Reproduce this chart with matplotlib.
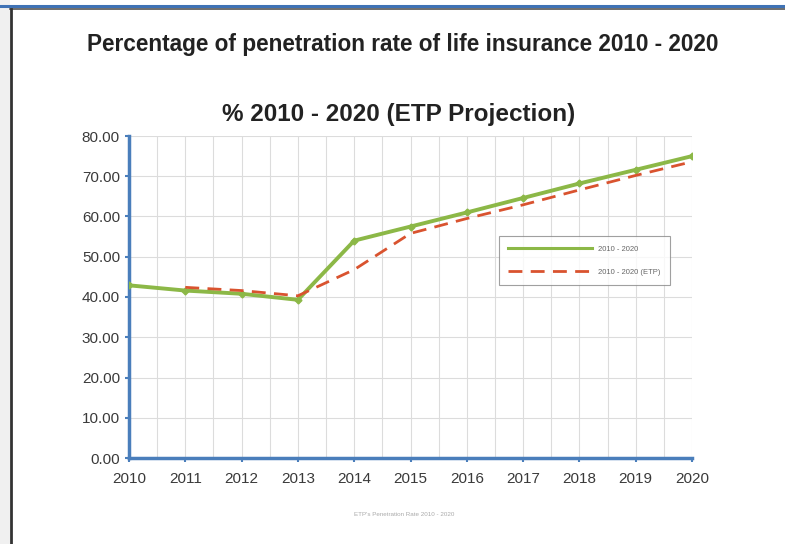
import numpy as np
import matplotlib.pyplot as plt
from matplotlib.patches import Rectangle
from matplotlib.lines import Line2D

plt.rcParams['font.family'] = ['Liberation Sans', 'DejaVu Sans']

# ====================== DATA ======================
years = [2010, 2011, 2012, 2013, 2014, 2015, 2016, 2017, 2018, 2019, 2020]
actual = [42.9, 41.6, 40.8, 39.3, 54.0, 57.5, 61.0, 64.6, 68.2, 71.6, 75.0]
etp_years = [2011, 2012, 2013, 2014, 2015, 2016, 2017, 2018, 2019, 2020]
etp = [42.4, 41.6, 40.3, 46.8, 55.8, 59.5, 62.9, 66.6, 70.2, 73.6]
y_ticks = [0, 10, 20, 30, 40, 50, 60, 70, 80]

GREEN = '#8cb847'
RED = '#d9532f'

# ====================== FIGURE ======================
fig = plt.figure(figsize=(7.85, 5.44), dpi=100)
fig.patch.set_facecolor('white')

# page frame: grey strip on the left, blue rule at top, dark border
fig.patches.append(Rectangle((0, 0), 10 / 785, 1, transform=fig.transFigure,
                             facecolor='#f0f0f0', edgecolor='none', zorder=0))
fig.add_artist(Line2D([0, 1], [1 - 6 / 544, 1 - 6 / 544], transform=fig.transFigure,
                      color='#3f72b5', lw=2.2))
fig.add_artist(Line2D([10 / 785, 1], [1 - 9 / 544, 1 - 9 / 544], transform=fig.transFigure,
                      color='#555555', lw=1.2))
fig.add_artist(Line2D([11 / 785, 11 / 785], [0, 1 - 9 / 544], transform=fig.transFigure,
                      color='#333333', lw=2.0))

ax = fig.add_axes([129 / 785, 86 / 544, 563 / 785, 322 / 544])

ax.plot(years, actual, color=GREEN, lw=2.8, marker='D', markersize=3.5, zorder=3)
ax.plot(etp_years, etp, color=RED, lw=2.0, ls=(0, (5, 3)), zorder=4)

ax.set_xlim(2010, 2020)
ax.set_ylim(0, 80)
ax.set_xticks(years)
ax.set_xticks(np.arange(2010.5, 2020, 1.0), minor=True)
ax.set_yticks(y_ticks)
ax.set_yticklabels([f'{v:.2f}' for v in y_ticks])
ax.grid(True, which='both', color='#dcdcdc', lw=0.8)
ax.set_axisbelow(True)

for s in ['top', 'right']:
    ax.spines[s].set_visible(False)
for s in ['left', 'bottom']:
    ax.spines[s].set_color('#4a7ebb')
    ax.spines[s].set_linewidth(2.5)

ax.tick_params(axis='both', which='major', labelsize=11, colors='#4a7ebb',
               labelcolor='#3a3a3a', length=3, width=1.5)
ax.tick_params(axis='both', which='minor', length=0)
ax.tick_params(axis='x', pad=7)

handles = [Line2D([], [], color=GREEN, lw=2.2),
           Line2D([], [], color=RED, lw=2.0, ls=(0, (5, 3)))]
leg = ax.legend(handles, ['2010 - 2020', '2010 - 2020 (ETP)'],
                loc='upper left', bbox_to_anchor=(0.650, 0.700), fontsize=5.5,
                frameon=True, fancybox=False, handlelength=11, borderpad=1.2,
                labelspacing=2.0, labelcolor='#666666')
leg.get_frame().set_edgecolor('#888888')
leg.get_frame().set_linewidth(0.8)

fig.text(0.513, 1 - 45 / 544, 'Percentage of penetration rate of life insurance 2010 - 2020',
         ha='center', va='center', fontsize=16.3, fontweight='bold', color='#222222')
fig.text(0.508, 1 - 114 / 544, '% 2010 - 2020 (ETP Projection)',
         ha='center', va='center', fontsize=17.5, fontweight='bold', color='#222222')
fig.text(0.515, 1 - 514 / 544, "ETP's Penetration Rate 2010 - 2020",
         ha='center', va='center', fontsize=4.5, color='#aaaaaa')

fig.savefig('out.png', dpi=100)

:::::

Your task is to restate word for word the lines from the top of the data to the line containing "(5, 3)), zorder=4)", both ends included, with every picture left out.

**The completed task:**
Reproduce this chart with matplotlib.
import numpy as np
import matplotlib.pyplot as plt
from matplotlib.patches import Rectangle
from matplotlib.lines import Line2D

plt.rcParams['font.family'] = ['Liberation Sans', 'DejaVu Sans']

# ====================== DATA ======================
years = [2010, 2011, 2012, 2013, 2014, 2015, 2016, 2017, 2018, 2019, 2020]
actual = [42.9, 41.6, 40.8, 39.3, 54.0, 57.5, 61.0, 64.6, 68.2, 71.6, 75.0]
etp_years = [2011, 2012, 2013, 2014, 2015, 2016, 2017, 2018, 2019, 2020]
etp = [42.4, 41.6, 40.3, 46.8, 55.8, 59.5, 62.9, 66.6, 70.2, 73.6]
y_ticks = [0, 10, 20, 30, 40, 50, 60, 70, 80]

GREEN = '#8cb847'
RED = '#d9532f'

# ====================== FIGURE ======================
fig = plt.figure(figsize=(7.85, 5.44), dpi=100)
fig.patch.set_facecolor('white')

# page frame: grey strip on the left, blue rule at top, dark border
fig.patches.append(Rectangle((0, 0), 10 / 785, 1, transform=fig.transFigure,
                             facecolor='#f0f0f0', edgecolor='none', zorder=0))
fig.add_artist(Line2D([0, 1], [1 - 6 / 544, 1 - 6 / 544], transform=fig.transFigure,
                      color='#3f72b5', lw=2.2))
fig.add_artist(Line2D([10 / 785, 1], [1 - 9 / 544, 1 - 9 / 544], transform=fig.transFigure,
                      color='#555555', lw=1.2))
fig.add_artist(Line2D([11 / 785, 11 / 785], [0, 1 - 9 / 544], transform=fig.transFigure,
                      color='#333333', lw=2.0))

ax = fig.add_axes([129 / 785, 86 / 544, 563 / 785, 322 / 544])

ax.plot(years, actual, color=GREEN, lw=2.8, marker='D', markersize=3.5, zorder=3)
ax.plot(etp_years, etp, color=RED, lw=2.0, ls=(0, (5, 3)), zorder=4)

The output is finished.